Ignacio de Loyola lo reconoce nada más empezar su Autobiografía: la manera de concebir su vida se caracteriza, hasta la edad de los veintiséis años, por la búsqueda del prestigio y el reconocimiento social. Tiene avidez de ello y lo pretende con voracidad, tejiendo toda una trama de ilusiones y engaños que encuentra en el poder de sus fantasías el mejor aliado.
El prestigio en cuanto reputación supone reconocimiento social de la persona, algo nada desdeñable en el contexto en el que vive Ignacio al ser la clave que sostiene el sistema de valores del momento. El prestigio, como código de conducta que es, determina un modo de proceder del que se desprende una valoración de honorabilidad. Ignacio reconoce haber sido un hombre dado a las vanidades del mundo, es decir, haber vivido conforme a un modo de proceder que le otorgaba ese reconocimiento y que le hacía considerarse a sí mismo y ser tenido por los demás como una persona de éxito. Por ello, la obtención y acrecentamiento del prestigio se traduce en búsqueda de reconocimiento social, que le llevará a la soberbia y la autosuficiencia.

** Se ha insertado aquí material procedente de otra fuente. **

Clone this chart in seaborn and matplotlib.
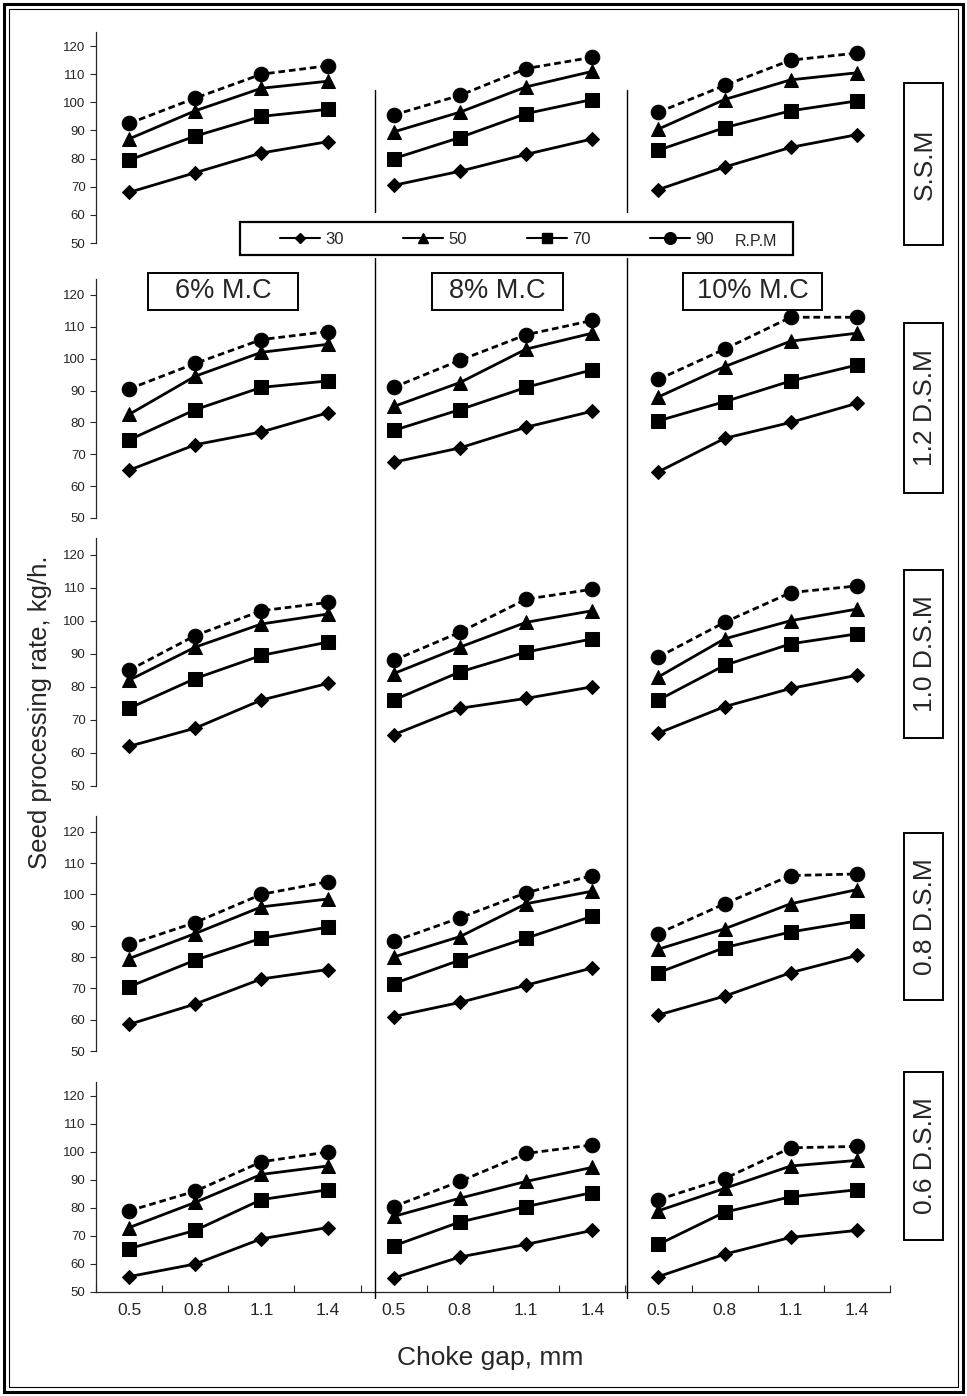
import matplotlib
matplotlib.use("Agg")
import matplotlib.pyplot as plt
from matplotlib.lines import Line2D
from matplotlib.patches import Rectangle
import seaborn as sns
import pandas as pd
import numpy as np

gaps = ["0.5", "0.8", "1.1", "1.4"]
moisture = ["6% M.C", "8% M.C", "10% M.C"]
speeds = [30, 50, 70, 90]
machines = ["S.S.M", "1.2 D.S.M", "1.0 D.S.M", "0.8 D.S.M", "0.6 D.S.M"]

# each list = 6% M.C, 8% M.C, 10% M.C blocks of 4 choke gaps
ssm_30 = [68, 75, 82, 86, 70.5, 75.5, 81.5, 87, 69, 77, 84, 88.5]
ssm_50 = [87, 97, 105, 107.5, 89.5, 96.5, 105.5, 111, 90.5, 101, 108, 110.5]
ssm_70 = [79.5, 88, 95, 97.5, 80, 87.5, 96, 101, 83, 91, 97, 100.5]
ssm_90 = [92.5, 101.5, 110, 113, 95.5, 102.5, 112, 116, 96.5, 106, 115, 117.5]

d12_30 = [65, 73, 77, 83, 67.5, 72, 78.5, 83.5, 64.5, 75, 80, 86]
d12_50 = [82.5, 94.5, 102, 104.5, 85, 92.5, 103, 108, 88, 97.5, 105.5, 108]
d12_70 = [74.5, 84, 91, 93, 77.5, 84, 91, 96.5, 80.5, 86.5, 93, 98]
d12_90 = [90.5, 98.5, 106, 108.5, 91, 99.5, 107.5, 112, 93.5, 103, 113, 113]

d10_30 = [62, 67.5, 76, 81, 65.5, 73.5, 76.5, 80, 66, 74, 79.5, 83.5]
d10_50 = [82, 92, 99, 102, 84, 92, 99.5, 103, 83, 94.5, 100, 103.5]
d10_70 = [73.5, 82.5, 89.5, 93.5, 76, 84.5, 90.5, 94.5, 76, 86.5, 93, 96]
d10_90 = [85, 95.5, 103, 105.5, 88, 96.5, 106.5, 109.5, 89, 99.5, 108.5, 110.5]

d08_30 = [58.5, 65, 73, 76, 61, 65.5, 71, 76.5, 61.5, 67.5, 75, 80.5]
d08_50 = [79.5, 87.5, 96, 98.5, 80, 86.5, 97, 101, 82.5, 89, 97, 101.5]
d08_70 = [70.5, 79, 86, 89.5, 71.5, 79, 86, 93, 75, 83, 88, 91.5]
d08_90 = [84, 91, 100, 104, 85, 92.5, 100.5, 106, 87.5, 97, 106, 106.5]

d06_30 = [55.5, 60, 69, 73, 55, 62.5, 67, 72, 55.5, 63.5, 69.5, 72]
d06_50 = [73, 82, 92, 95, 77, 83.5, 89.5, 94.5, 79, 87, 95, 97]
d06_70 = [65.5, 72, 83, 86.5, 66.5, 75, 80.5, 85.5, 67, 78.5, 84, 86.5]
d06_90 = [79, 86, 96.5, 100, 80.5, 89.5, 99.5, 102.5, 83, 90.5, 101.5, 102]

series = {
    "S.S.M": [ssm_30, ssm_50, ssm_70, ssm_90],
    "1.2 D.S.M": [d12_30, d12_50, d12_70, d12_90],
    "1.0 D.S.M": [d10_30, d10_50, d10_70, d10_90],
    "0.8 D.S.M": [d08_30, d08_50, d08_70, d08_90],
    "0.6 D.S.M": [d06_30, d06_50, d06_70, d06_90],
}

records = []
for m in machines:
    for rpm, vals in zip(speeds, series[m]):
        for i, v in enumerate(vals):
            records.append({"machine": m, "mc": moisture[i // 4], "gap": gaps[i % 4],
                            "pos": i, "rpm": rpm, "rate": v})
df = pd.DataFrame(records)

sns.set_style("ticks")
plt.rcParams["font.family"] = ["Liberation Sans", "DejaVu Sans"]

W, H = 967, 1396
fig = plt.figure(figsize=(W / 100, H / 100), dpi=100)

def fx(px):
    return px / W

def fy(py):
    return 1 - py / H

marker_style = {30: ("D", 7), 50: ("^", 9.5), 70: ("s", 9.5), 90: ("o", 10.5)}
line_style = {30: "-", 50: "-", 70: "-", 90: (0, (2.4, 1.4))}

row_px = [(32, 243), (279, 518), (538, 786), (816, 1051), (1082, 1292)]
ax_left, ax_right = 96, 890

for r, m in enumerate(machines):
    top, bot = row_px[r]
    ax = fig.add_axes([fx(ax_left), fy(bot), fx(ax_right - ax_left), (bot - top) / H])
    sub = df[df["machine"] == m]
    for rpm in speeds:
        mk, ms = marker_style[rpm]
        sns.lineplot(data=sub[sub["rpm"] == rpm], x="pos", y="rate", units="mc",
                     estimator=None, color="black", marker=mk, markersize=ms,
                     markeredgecolor="black", linestyle=line_style[rpm],
                     linewidth=2.0, ax=ax, legend=False)
    ax.set_xlim(-0.5, 11.5)
    ax.set_ylim(50, 125)
    ax.set_yticks(range(50, 121, 10))
    ax.tick_params(axis="y", labelsize=9.5, length=4, width=0.8)
    ax.set_xlabel("")
    ax.set_ylabel("")
    for s in ax.spines.values():
        s.set_linewidth(0.9)
    if r < len(machines) - 1:
        sns.despine(ax=ax, bottom=True)
        ax.set_xticks([])
    else:
        sns.despine(ax=ax)
        ax.set_xticks(np.arange(-0.5, 12, 1))
        ax.set_xticklabels([])
        ax.set_xticks(range(12), minor=True)
        ax.set_xticklabels(gaps * 3, minor=True)
        ax.tick_params(axis="x", which="major", direction="in", length=5, width=0.8)
        ax.tick_params(axis="x", which="minor", length=0, labelsize=12.5, pad=8)

# column separators
for x in (375, 627):
    fig.add_artist(Line2D([fx(x), fx(x)], [fy(90), fy(212)], color="black", lw=1))
    fig.add_artist(Line2D([fx(x), fx(x)], [fy(258), fy(1298)], color="black", lw=1))

# legend box
fig.add_artist(Rectangle((fx(240), fy(255)), fx(553), 33 / H, fill=False,
                         ec="black", lw=1.6))
handles = [Line2D([], [], color="black", lw=1.5, marker=marker_style[s][0],
                  markersize=marker_style[s][1] * 0.8) for s in speeds]
fig.legend(handles, [str(s) for s in speeds], ncol=4, frameon=False,
           loc="center", bbox_to_anchor=(fx(497), fy(239)), fontsize=12,
           handlelength=2.4, columnspacing=3.6, handletextpad=0.3)
fig.text(fx(735), fy(241), "R.P.M", fontsize=11.5, ha="left", va="center")

# moisture content labels
mc_boxes = [(148, 298), (432, 563), (683, 822)]
for (x0, x1), label in zip(mc_boxes, moisture):
    fig.add_artist(Rectangle((fx(x0), fy(310)), fx(x1 - x0), 37 / H, fill=False,
                             ec="black", lw=1.4))
    fig.text(fx((x0 + x1) / 2), fy(291.5), label, fontsize=19.5, ha="center", va="center")

# machine labels at right
m_boxes = [(83, 245), (323, 493), (570, 738), (833, 1000), (1072, 1240)]
for (y0, y1), label in zip(m_boxes, machines):
    fig.add_artist(Rectangle((fx(904), fy(y1)), fx(39), (y1 - y0) / H, fill=False,
                             ec="black", lw=1.4))
    fig.text(fx(924.5), fy((y0 + y1) / 2), label, fontsize=19, rotation=90,
             ha="center", va="center")

fig.text(fx(40), fy(712), "Seed processing rate, kg/h.", fontsize=18.5,
         rotation=90, ha="center", va="center")
fig.text(fx(490), fy(1358), "Choke gap, mm", fontsize=19, ha="center", va="center")

# double frame
fig.add_artist(Rectangle((fx(4), fy(1392)), fx(959), 1388 / H, fill=False, ec="black", lw=2.2))
fig.add_artist(Rectangle((fx(9), fy(1387)), fx(949), 1378 / H, fill=False, ec="black", lw=0.8))

fig.savefig("out.png", dpi=100)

En Manresa empezó a comprender lo absurda que había sido su vida hasta entonces, pues se había pasado el tiempo atiborrándose de todo aquello que le pudiera proporcionar la sensación de estar lleno de todo, y en realidad había acabado empachado de nada. Entonces se ruborizó de vergüenza al recordar cómo se había abalanzado con tanta avidez y voracidad sobre todo aquello que pudiera devorar, insaciable y descontrolado como un niño caprichoso que no para hasta conseguir lo que quiere. Y cuando esto le sucedía no atendía a razones, ya que, incapaz de poner límites, perdía incluso el sentido del respeto debido a las personas y a sí mismo.
Por primera vez Ignacio de Loyola intuyó que podía haber otra forma de relacionarse con todo lo que le rodeaba. Hasta ahora simplemente había utilizado a las personas y a las cosas a su antojo. De ello no le quedaba la menor duda, y menos aún cuando recordaba sucesos como los acaecidos en el asedio francés de la ciudadela de Pamplona. Aquello no fue más que una puesta en escena de sus fantasías en las que se veía a sí mismo envalentonando a los soldados para entrar en combate, y a él a la cabeza, lanzando gritos y espantando al ejército enemigo.
Entonces se vio a sí mismo utilizando a todo y a todos para satisfacer sus fantasías de seductor irresistible, con tal de conseguir lo que realmente quería, y descubrió que el corazón del hombre no sólo desea ser saciado sino que más profundamente anhela poseer aquello que lo sacie, para apropiarse de ello, situándose así en la dinámica de la avidez y de la voracidad.